### Recorded data:
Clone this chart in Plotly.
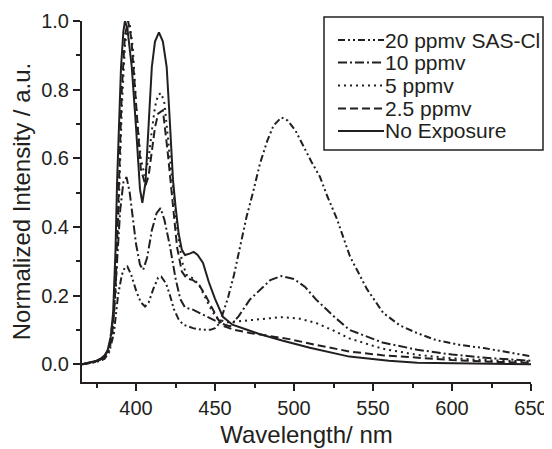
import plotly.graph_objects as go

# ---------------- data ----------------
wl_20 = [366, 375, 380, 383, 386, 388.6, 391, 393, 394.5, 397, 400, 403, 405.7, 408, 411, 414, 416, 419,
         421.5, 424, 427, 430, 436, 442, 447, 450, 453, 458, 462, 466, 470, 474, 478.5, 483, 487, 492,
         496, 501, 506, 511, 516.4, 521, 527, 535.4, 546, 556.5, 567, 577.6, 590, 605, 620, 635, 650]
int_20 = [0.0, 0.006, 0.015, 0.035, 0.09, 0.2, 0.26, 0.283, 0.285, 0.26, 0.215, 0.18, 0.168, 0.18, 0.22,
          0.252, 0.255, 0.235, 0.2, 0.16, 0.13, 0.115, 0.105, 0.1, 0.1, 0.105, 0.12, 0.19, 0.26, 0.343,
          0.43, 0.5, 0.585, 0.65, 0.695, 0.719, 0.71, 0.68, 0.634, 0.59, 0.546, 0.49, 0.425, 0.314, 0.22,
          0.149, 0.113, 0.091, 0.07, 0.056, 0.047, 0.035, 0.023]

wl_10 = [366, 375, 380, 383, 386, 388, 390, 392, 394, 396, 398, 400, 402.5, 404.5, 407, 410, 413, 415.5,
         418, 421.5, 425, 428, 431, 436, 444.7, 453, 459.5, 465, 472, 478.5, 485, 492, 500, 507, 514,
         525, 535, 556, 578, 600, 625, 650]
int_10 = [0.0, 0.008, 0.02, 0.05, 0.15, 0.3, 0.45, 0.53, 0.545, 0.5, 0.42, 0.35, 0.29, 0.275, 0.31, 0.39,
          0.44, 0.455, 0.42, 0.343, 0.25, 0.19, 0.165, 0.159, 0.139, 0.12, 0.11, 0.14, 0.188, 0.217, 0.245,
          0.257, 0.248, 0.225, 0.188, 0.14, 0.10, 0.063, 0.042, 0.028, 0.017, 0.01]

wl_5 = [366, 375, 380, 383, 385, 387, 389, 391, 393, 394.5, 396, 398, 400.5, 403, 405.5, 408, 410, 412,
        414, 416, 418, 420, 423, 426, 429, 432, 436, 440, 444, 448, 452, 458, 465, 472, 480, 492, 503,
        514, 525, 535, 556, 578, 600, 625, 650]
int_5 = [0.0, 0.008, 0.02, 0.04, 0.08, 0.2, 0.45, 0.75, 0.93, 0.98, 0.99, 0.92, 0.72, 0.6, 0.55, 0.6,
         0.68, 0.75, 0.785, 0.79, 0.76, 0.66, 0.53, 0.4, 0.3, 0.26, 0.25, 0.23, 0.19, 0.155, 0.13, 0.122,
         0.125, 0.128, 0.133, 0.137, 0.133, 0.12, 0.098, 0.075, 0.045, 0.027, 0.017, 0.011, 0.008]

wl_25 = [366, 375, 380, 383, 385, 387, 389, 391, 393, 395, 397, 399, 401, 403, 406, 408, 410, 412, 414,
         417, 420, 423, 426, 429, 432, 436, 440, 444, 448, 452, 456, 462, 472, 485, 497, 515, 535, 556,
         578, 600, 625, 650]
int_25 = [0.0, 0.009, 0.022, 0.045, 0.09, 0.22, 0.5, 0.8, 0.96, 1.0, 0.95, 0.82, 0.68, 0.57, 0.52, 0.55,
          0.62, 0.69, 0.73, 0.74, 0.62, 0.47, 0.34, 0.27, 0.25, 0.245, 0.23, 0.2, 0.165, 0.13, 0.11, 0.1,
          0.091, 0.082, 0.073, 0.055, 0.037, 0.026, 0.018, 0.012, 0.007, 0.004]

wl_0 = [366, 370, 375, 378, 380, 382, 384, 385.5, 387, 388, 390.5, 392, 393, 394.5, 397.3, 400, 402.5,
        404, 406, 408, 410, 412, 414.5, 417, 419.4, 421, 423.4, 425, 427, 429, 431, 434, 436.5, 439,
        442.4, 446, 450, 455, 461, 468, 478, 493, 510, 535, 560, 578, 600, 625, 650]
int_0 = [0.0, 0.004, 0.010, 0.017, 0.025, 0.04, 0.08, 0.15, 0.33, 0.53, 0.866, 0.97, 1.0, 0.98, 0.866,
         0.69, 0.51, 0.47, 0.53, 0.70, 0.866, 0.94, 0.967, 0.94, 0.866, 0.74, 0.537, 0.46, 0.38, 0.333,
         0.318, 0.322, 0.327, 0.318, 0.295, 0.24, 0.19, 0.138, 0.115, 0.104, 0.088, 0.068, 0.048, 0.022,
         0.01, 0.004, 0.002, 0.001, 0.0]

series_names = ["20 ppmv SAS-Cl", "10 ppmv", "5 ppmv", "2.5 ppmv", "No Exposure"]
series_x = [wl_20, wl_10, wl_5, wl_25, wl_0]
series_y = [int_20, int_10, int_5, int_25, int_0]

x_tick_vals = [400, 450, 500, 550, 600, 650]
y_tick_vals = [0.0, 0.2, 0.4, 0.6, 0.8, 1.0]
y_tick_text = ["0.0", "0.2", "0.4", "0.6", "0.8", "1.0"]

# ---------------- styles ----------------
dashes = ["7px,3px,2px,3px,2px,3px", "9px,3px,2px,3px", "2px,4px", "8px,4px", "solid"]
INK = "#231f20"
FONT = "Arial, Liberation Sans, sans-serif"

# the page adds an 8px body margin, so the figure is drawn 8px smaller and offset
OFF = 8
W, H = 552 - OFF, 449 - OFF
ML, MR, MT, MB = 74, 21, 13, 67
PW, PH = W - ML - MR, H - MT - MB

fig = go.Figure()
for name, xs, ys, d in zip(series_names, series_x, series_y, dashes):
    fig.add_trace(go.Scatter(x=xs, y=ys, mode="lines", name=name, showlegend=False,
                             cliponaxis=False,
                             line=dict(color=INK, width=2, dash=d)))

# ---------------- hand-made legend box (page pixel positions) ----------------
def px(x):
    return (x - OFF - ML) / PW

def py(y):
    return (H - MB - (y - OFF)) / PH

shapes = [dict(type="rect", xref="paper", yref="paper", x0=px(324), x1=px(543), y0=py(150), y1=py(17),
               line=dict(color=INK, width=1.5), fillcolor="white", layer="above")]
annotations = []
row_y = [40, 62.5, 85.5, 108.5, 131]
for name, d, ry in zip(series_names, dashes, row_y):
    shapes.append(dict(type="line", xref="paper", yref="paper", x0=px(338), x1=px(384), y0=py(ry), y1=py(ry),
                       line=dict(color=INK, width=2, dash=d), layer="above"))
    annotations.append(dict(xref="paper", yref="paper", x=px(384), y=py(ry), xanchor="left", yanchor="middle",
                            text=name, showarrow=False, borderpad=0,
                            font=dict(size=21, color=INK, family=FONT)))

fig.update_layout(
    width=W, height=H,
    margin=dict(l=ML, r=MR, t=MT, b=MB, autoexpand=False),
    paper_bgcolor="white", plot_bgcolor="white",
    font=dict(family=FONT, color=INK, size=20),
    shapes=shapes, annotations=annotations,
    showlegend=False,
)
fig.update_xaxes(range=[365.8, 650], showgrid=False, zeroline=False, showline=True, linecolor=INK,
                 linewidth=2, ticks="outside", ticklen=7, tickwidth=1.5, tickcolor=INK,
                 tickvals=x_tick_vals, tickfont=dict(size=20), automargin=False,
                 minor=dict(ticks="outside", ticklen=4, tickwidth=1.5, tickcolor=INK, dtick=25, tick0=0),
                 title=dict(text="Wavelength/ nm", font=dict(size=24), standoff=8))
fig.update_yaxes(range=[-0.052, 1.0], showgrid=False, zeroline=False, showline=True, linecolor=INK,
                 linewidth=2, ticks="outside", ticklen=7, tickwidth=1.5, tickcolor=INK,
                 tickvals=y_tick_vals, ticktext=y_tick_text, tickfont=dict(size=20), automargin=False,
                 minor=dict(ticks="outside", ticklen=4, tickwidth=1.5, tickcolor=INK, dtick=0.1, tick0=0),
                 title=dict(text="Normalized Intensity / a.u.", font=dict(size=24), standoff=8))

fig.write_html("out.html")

### Task statement:
Skip the pictures and restate exactly the lines from the beginning of the listing to the line with "import plotly.graph_objects as go", that line included.

### In response:
Clone this chart in Plotly.
import plotly.graph_objects as go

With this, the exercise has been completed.